> **Set task**
In the listing below, find every line containing "chart" and copy it out.

> **Material**
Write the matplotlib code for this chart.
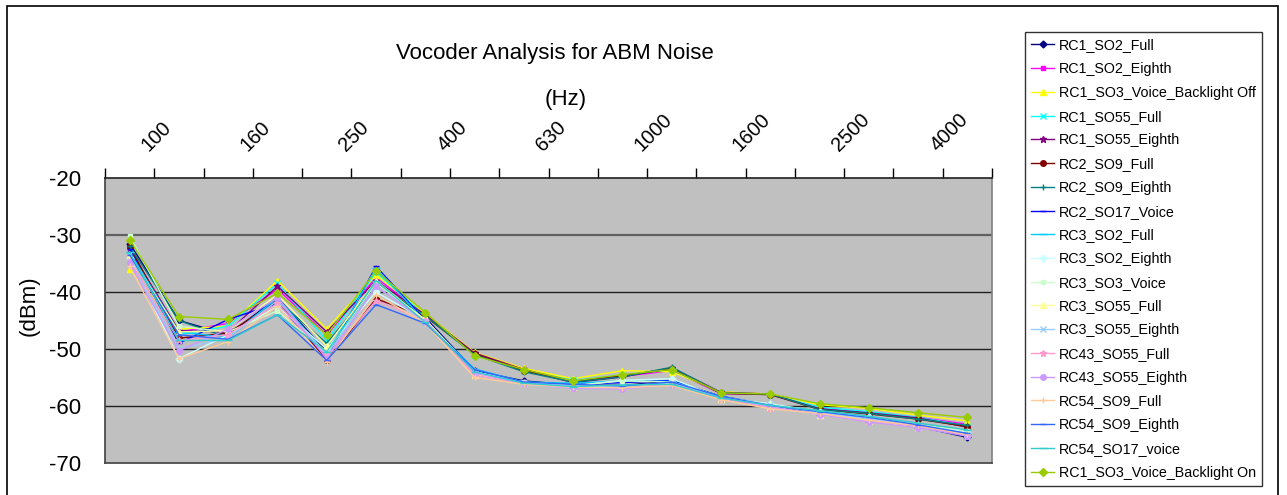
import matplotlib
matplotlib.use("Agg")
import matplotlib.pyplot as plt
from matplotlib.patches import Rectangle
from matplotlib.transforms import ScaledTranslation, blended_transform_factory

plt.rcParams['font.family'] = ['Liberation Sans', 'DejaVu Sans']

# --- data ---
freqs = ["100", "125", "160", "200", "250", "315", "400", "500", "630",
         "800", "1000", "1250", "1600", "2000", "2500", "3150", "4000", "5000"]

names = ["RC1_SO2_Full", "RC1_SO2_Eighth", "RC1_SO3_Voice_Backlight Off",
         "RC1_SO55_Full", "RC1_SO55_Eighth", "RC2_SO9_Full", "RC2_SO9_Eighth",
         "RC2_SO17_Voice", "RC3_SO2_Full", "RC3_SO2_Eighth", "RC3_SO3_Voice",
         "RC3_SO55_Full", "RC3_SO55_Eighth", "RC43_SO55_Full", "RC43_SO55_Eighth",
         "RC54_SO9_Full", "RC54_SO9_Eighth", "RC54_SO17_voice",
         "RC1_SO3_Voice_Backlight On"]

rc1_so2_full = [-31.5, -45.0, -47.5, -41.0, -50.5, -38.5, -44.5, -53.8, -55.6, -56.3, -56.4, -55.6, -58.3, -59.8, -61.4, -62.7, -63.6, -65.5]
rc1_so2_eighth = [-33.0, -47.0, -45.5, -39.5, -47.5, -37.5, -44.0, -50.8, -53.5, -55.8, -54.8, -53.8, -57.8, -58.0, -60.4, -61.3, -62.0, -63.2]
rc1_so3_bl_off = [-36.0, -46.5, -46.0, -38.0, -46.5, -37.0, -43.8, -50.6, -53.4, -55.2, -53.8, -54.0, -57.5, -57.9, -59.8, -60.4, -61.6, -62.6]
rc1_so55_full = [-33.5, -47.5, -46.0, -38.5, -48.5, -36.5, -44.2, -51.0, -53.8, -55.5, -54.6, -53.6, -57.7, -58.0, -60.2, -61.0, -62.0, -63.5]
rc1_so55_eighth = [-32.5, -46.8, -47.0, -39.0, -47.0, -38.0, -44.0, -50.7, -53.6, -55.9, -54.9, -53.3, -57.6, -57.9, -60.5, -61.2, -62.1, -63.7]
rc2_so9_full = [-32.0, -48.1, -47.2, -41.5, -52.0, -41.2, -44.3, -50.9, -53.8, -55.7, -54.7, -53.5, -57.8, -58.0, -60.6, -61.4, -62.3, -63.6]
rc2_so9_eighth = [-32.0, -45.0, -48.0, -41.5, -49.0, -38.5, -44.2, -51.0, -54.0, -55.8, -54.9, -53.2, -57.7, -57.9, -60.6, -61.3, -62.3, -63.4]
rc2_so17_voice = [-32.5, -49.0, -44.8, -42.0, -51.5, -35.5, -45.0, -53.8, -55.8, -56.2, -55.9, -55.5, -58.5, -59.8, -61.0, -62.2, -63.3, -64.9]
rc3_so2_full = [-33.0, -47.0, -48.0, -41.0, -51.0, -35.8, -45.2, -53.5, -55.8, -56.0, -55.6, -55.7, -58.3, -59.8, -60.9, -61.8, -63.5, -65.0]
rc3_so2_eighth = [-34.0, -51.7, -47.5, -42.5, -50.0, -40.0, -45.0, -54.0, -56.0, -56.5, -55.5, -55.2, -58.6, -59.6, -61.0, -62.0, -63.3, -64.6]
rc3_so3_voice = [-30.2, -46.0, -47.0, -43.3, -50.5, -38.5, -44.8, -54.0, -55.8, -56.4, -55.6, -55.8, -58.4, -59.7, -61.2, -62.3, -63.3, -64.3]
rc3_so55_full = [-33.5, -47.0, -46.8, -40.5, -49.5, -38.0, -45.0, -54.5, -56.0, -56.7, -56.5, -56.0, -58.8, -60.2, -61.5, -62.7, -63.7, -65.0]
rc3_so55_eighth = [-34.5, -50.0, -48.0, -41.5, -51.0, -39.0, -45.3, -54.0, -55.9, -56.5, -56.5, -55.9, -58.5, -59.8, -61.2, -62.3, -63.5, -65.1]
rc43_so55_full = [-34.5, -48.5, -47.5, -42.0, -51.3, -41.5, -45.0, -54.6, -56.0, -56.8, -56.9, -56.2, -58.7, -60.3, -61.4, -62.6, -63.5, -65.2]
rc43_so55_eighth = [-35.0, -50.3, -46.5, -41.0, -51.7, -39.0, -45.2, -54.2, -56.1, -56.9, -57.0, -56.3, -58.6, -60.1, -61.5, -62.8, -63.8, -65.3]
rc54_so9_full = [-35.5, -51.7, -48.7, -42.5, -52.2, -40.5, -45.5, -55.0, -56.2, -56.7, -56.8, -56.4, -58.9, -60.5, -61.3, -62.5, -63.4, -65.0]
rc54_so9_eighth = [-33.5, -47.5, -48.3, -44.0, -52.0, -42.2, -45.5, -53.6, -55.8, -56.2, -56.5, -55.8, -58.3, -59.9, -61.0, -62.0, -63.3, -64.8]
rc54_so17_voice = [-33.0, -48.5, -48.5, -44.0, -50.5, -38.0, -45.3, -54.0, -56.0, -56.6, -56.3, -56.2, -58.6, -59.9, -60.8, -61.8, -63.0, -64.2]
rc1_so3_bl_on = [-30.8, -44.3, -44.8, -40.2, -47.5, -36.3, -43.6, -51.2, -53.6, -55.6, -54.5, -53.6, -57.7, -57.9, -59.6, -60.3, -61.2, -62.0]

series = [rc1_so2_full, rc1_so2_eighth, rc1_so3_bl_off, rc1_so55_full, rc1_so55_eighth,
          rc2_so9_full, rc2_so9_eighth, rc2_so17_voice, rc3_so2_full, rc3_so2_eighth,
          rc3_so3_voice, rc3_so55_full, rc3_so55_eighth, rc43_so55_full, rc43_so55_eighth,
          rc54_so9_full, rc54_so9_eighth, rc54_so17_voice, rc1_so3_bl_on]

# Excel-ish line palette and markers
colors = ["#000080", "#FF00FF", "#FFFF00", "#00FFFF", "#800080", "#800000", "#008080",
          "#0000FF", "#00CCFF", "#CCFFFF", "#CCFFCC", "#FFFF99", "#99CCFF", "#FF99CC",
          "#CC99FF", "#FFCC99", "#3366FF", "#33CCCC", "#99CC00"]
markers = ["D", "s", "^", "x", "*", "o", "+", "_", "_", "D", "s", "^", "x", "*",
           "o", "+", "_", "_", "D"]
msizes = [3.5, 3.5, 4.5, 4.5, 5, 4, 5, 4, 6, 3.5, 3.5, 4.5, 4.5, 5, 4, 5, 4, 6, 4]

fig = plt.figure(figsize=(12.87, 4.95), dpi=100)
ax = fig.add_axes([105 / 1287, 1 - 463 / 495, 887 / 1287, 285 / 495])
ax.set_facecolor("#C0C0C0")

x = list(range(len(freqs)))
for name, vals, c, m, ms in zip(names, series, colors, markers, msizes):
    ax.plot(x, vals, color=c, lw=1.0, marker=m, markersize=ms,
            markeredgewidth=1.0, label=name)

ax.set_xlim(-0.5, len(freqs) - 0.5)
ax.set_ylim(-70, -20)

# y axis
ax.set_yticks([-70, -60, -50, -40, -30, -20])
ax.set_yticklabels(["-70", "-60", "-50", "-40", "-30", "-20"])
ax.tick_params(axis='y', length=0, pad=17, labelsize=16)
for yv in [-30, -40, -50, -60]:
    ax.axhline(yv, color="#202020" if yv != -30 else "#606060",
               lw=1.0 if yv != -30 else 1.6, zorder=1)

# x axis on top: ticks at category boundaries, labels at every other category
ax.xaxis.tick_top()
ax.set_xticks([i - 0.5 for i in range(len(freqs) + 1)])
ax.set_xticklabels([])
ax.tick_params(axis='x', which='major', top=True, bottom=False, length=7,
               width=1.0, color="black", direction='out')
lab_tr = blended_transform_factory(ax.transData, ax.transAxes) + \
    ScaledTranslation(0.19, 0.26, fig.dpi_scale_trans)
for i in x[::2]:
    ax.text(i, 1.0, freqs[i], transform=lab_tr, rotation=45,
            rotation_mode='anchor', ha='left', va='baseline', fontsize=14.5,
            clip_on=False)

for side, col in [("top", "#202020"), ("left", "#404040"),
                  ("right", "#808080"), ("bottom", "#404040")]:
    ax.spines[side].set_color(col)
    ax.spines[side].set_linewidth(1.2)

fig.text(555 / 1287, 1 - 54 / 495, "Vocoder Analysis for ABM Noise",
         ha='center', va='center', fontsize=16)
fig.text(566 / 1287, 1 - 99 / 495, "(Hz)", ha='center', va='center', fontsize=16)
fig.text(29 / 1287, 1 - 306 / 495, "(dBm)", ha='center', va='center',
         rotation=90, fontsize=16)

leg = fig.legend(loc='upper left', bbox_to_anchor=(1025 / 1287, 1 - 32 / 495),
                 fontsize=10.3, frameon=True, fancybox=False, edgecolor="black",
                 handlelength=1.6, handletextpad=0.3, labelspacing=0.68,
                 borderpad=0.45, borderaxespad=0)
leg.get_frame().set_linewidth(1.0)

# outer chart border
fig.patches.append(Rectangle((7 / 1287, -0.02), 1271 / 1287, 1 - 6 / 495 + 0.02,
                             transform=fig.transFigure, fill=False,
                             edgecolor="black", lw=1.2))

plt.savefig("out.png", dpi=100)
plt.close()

> **Solution to this exercise**
Write the matplotlib code for this chart.
# outer chart border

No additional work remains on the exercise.